When I undertook my Criminology degree, I learned about the unprecedented number of Indigenous women (and men and youth) behind bars in Canada. I learned about cycles of abuse and trauma and what drew people to do desperate things. But I already knew that. I just hadn't dissected my own life yet to understand the similarities and the fine lines we all walk.
As a youth, I was a JD (Juvenile Delinquent). I found camaraderie in gangs, and most of my friends filtered in and out of the 'system' and spent most of their time in Juvey Hall (Juvenile Detention facility), which is what teen-friendly incarceration was called in the 1970s. My friends were mostly Indigenous, mostly living in Foster care, and because of our stark aloneness in the world, where there was little or no understanding of our circumstance in that archaic justice field, we all connected.

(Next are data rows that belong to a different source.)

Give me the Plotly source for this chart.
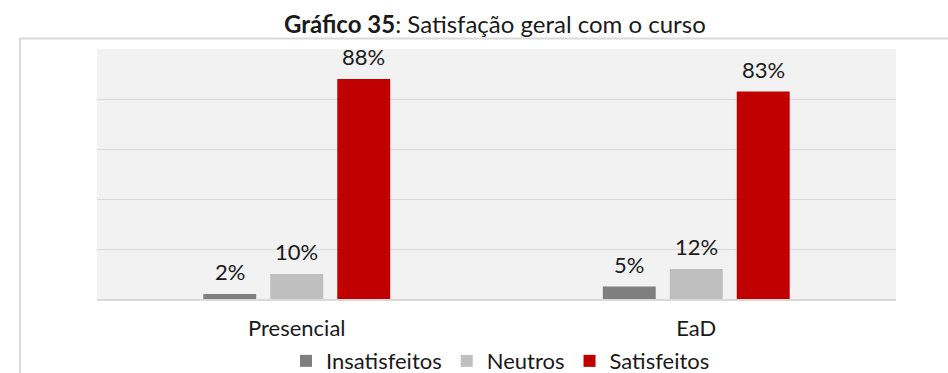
import plotly.graph_objects as go

categories = ["Presencial", "EaD"]
series_names = ["Insatisfeitos", "Neutros", "Satisfeitos"]
insatisfeitos = [2, 5]
neutros = [10, 12]
satisfeitos = [88, 83]
colors = ["#7f7f7f", "#bfbfbf", "#c00000"]

FONT = "Lato"
TEXT_COLOR = "#1a1a1a"
values = [insatisfeitos, neutros, satisfeitos]

fig = go.Figure()
for i, (name, vals, col) in enumerate(zip(series_names, values, colors)):
    fig.add_trace(go.Bar(
        name=name, x=categories, y=vals, marker_color=col,
        marker_line_width=0, offsetgroup=str(i),
    ))

# value labels above each bar
n = len(series_names)
slot = 1.0 - 0.497  # share of the category occupied by one group
for i, vals in enumerate(values):
    offset = (i - (n - 1) / 2) * slot / n
    for j, v in enumerate(vals):
        fig.add_annotation(
            x=j + offset, y=v, xref="x", yref="y",
            text=f"{v}%", showarrow=False, yanchor="bottom", yshift=7,
            font=dict(family=FONT, size=22, color=TEXT_COLOR),
        )

# outer frame around the chart
fig.add_shape(type="rect", xref="paper", yref="paper",
              x0=-0.0964, x1=1.2, y0=-0.5, y1=1.042,
              line=dict(color="#d9d9d9", width=2), layer="below")

fig.update_layout(
    width=948, height=373,
    margin=dict(l=97, r=52, t=49, b=74, autoexpand=False),
    paper_bgcolor="white", plot_bgcolor="#f2f2f2",
    barmode="group", bargap=0.497, bargroupgap=0.21,
    title=dict(
        text="<b>Gráfico 35</b>: Satisfação geral com o curso",
        x=0.522, xanchor="center", y=0.933, yanchor="middle",
        font=dict(family=FONT, size=24, color=TEXT_COLOR),
    ),
    font=dict(family=FONT, size=22, color=TEXT_COLOR),
    legend=dict(orientation="h", x=0.505, xanchor="center",
                yref="container", y=0.032, yanchor="middle",
                bgcolor="rgba(0,0,0,0)",
                font=dict(family=FONT, size=22, color=TEXT_COLOR),
                itemwidth=30, traceorder="normal"),
    showlegend=True,
)
fig.update_xaxes(showline=True, linecolor="#d9d9d9", linewidth=2,
                 tickfont=dict(family=FONT, size=22, color=TEXT_COLOR), ticks="",
                 ticklabelstandoff=9)
fig.update_yaxes(range=[0, 100], dtick=20, showticklabels=False,
                 gridcolor="#d9d9d9", gridwidth=1, zeroline=False)

fig.write_html("out.html")
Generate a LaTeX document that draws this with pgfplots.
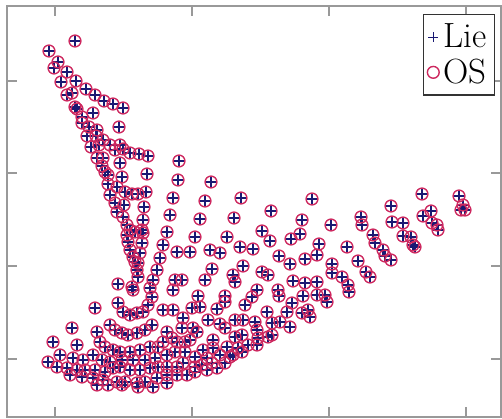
\documentclass[border=0pt]{standalone}
\usepackage{pgfplots}
\usepackage{pgfplotstable}
\pgfplotsset{compat=1.18}
\definecolor{liecol}{RGB}{25,25,115}
\definecolor{oscol}{RGB}{205,40,95}
\pgfplotstableread{
x y
75 41
49 51
58 62
54 68
67 72
61 82
76 81
72 93
67 95
86 89
95 95
104 101
113 104
123 108
75 107
77 109
93 113
82 117
82 123
89 127
119 127
97 130
87 136
96 136
103 140
91 147
99 145
110 145
120 145
115 150
123 149
130 153
139 154
148 156
97 158
103 158
120 163
179 161
102 166
105 172
108 175
122 177
147 174
178 180
108 184
117 187
125 192
132 194
138 194
146 192
173 198
110 195
115 203
124 205
144 207
117 212
123 217
143 220
170 215
127 225
130 230
135 232
142 230
143 233
167 232
127 235
128 242
142 243
163 245
177 252
130 250
133 257
135 262
140 253
138 263
160 258
137 270
157 270
138 277
118 284
132 287
133 290
153 280
150 288
152 297
175 280
173 290
95 308
118 303
123 312
130 315
137 313
143 312
148 305
163 310
173 310
72 328
110 325
115 330
122 333
128 335
137 333
145 330
152 325
167 332
97 332
53 342
77 345
100 342
105 347
113 350
120 352
130 352
140 350
150 347
158 347
163 342
172 338
177 342
60 355
73 358
83 360
93 355
102 360
110 362
122 360
133 360
145 360
155 358
167 355
175 352
48 362
57 367
67 368
77 370
85 370
95 370
105 372
113 368
120 367
130 370
140 370
150 368
158 367
167 367
177 367
70 375
82 377
93 378
103 380
117 382
125 382
137 383
145 382
157 378
167 375
177 375
97 385
108 385
122 385
138 387
153 387
167 383
211 182
205 201
241 198
200 219
234 218
271 211
312 199
302 220
195 237
227 237
262 231
270 241
291 239
300 234
319 244
190 252
210 250
220 253
240 247
253 249
279 256
305 259
317 255
212 269
243 266
290 264
205 280
233 275
235 282
262 272
268 275
293 281
305 283
317 282
182 280
198 296
225 296
225 302
257 290
252 297
278 290
279 296
303 296
317 295
325 295
327 302
192 308
200 307
217 309
245 305
267 312
292 303
287 312
302 313
308 310
310 317
183 318
208 320
220 324
225 328
235 320
243 320
255 322
272 323
280 322
290 327
193 328
197 332
213 340
235 337
242 335
257 330
258 338
268 337
272 335
182 328
185 342
190 340
203 350
213 348
227 347
238 348
248 345
257 345
185 352
195 357
207 358
220 355
233 355
242 352
183 363
195 367
202 365
212 363
225 363
230 357
187 375
195 372
207 370
217 368
422 194
459 196
463 205
461 210
465 210
391 206
361 217
362 225
392 222
403 223
423 216
431 211
432 223
437 225
438 230
331 225
373 235
375 243
403 236
411 237
413 245
415 247
347 247
383 250
385 256
391 260
358 261
366 272
370 277
332 264
342 277
348 285
349 292
332 273
}\pts
\begin{document}
\begin{tikzpicture}
\begin{axis}[
  scale only axis,
  width=247pt, height=205.5pt,
  xmin=7, xmax=501,
  ymin=6, ymax=417,
  y dir=reverse,
  xtick={55,192,329,466},
  ytick={81,173,266,359},
  xticklabels={}, yticklabels={},
  tick align=inside,
  major tick length=5pt,
  axis line style={draw=gray!80, line width=0.8pt},
  every tick/.style={gray!80, line width=0.6pt},
  legend style={at={(1,1)}, anchor=north east, xshift=-3pt, yshift=-4pt,
    draw=black!80, line width=0.7pt, font=\fontsize{17.5}{21}\selectfont,
    inner xsep=2pt, inner ysep=2.5pt, row sep=0pt},
  legend cell align=left,
  legend image code/.code={\draw[mark repeat=2,mark phase=2] plot coordinates {(0cm,0cm) (0.12cm,0cm) (0.24cm,0cm)};},
]
\addplot[only marks, mark=+, mark size=2.4pt, color=liecol, line width=0.6pt] table {\pts};
\addlegendentry{Lie}
\addplot[only marks, mark=o, mark size=2.95pt, color=oscol, line width=0.7pt] table {\pts};
\addlegendentry{OS}
\coordinate (bl) at (axis cs:7,417);
\coordinate (tr) at (axis cs:501,6);
\end{axis}
\pgfresetboundingbox
\path ([xshift=-3.5pt,yshift=-0.5pt]bl) rectangle ([xshift=0.5pt,yshift=3pt]tr);
\end{tikzpicture}
\end{document}
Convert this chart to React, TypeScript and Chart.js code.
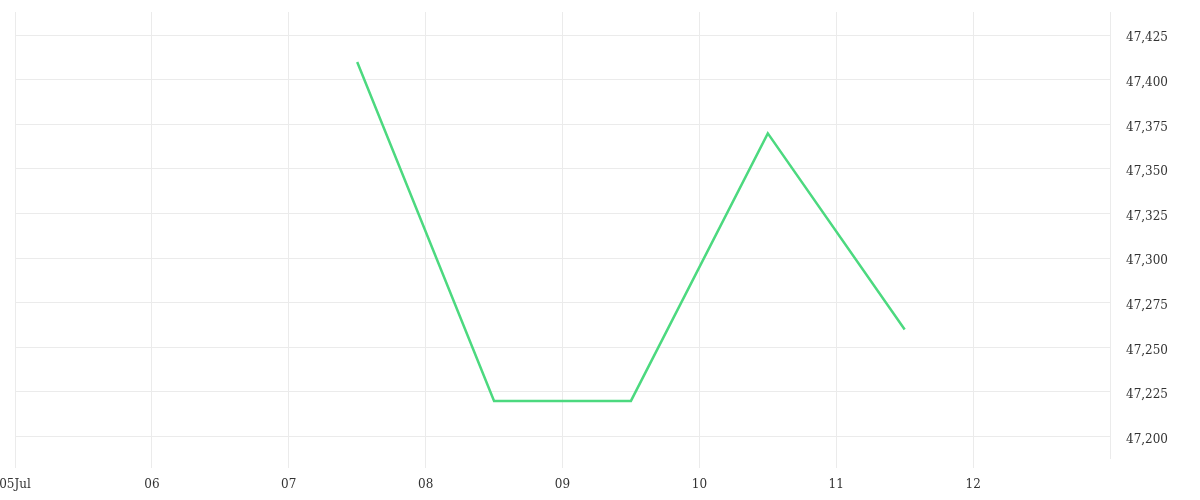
import React, { useEffect, useRef } from "react";
import { Chart, registerables } from "chart.js";

Chart.register(...registerables);

// day-of-month positions (noon of each day, July)
const dayPositions = [7.5, 8.5, 9.5, 10.5, 11.5];
const priceValues = [47410, 47220, 47220, 47370, 47260];
const xTickDays = [5, 6, 7, 8, 9, 10, 11, 12];
const xTickLabels = ["05Jul", "06", "07", "08", "09", "10", "11", "12"];
const yTickValues = [47200, 47225, 47250, 47275, 47300, 47325, 47350, 47375, 47400, 47425];

const FONT = "'DejaVu Serif', serif";

export default function App() {
  const ref = useRef<HTMLCanvasElement>(null);
  useEffect(() => {
    document.body.style.margin = "0";
    const ctx = ref.current!;
    const chart = new Chart(ctx, {
      type: "line",
      data: {
        datasets: [
          {
            data: dayPositions.map((d, i) => ({ x: d, y: priceValues[i] })),
            borderColor: "#4cd97f",
            borderWidth: 2.5,
            pointRadius: 0,
            tension: 0,
            fill: false,
          },
        ],
      },
      options: {
        animation: false,
        responsive: false,
        layout: { padding: { top: 12, left: 0, right: 0, bottom: 0 } },
        plugins: { legend: { display: false }, tooltip: { enabled: false } },
        scales: {
          x: {
            type: "linear",
            min: 5,
            max: 13,
            afterBuildTicks: (axis: any) => {
              axis.ticks = xTickDays.map((v) => ({ value: v }));
            },
            afterFit: (axis: any) => {
              axis.height = 42;
              axis.paddingLeft = 15;
              axis.paddingRight = 0;
            },
            ticks: {
              autoSkip: false,
              maxRotation: 0,
              color: "#333",
              font: { family: FONT, size: 12 },
              padding: 10,
              callback: (v: any) => {
                const i = xTickDays.indexOf(Number(v));
                return i >= 0 ? xTickLabels[i] : "";
              },
            },
            grid: { color: "#ebebeb", tickLength: 10 },
            border: { display: false },
          },
          y: {
            position: "right",
            min: 47188,
            max: 47438,
            afterBuildTicks: (axis: any) => {
              axis.ticks = yTickValues.map((v) => ({ value: v }));
            },
            afterFit: (axis: any) => {
              axis.width = 90;
              axis.paddingTop = 0;
              axis.paddingBottom = 0;
            },
            ticks: {
              color: "#333",
              font: { family: FONT, size: 12 },
              padding: 2,
              labelOffset: 3,
              callback: (v: any) => Number(v).toLocaleString("en-US"),
            },
            grid: { color: "#ebebeb", tickLength: 14, tickColor: "rgba(0,0,0,0)" },
            border: { display: true, color: "#ebebeb" },
          },
        },
      },
    });
    return () => chart.destroy();
  }, []);
  return <canvas ref={ref} width={1200} height={500} style={{ display: "block" }} />;
}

My jail time was short, and thankfully, to a greater power, I escaped that life and its obvious consequences. I was gifted a different life, the one of a parent, where my path changed in a split second from being focussed on myself, to being the sole charge of a new life, and at 15, I accepted the responsibility gladly. From this point I understood my separateness from my cohort and knew my time in this life would serve a different purpose as it later did, where I could relate to the experiences of the lonely and outcast, having been one of them myself. The Cross and the Switchblade by the Rev. David Wilkerson was my companion book, and even back then I looked forward to a life of service.
My early life experiences drew me to the study of crime and criminal justice systems (young offenders and youth gangs in particular) and my work at the Elizabeth Fry Society, where I began supervising young offenders in the 1990s as they worked through the community service portions of their sentences. I knew these people, and wanted to reach out to the underrepresented, misunderstood, and lonely, to share compassion, to model for them a different way, to listen intently, and, if they wanted, introduce them to a friend that always walked beside me.
I moved on to continue my work with high-risk populations, many of whom had been in and out of detention throughout their lives. But while my mind was filled with sad statistics, my heart knew compassion, and my Buddhist practice taught me to imagine each person as a five-year-old child and what must have happened in their lives to bring them to the point they were in the present.
Over the years, part of my volunteer work was with Amnesty International, including letter-writing campaigns to support the wrongly or unjustly convicted. My thoughts today continue along that path, now on a deeper level, as I turn towards daily prayer as a prayer partner through Prison Fellowship Canada. As we all pull out 2024 calendars for the new year, I'd like to share with you Prison Fellowship's online calendar that asks for specific prayers when you hover over each day's request. It is an easy way to support prison ministry in Canada, and I hope you will join me here, in service. Happy New Year!
"I was in prison and you came to visit me ... I tell you the truth, whatever you did for one of the least of these brothers of mine, you did for me."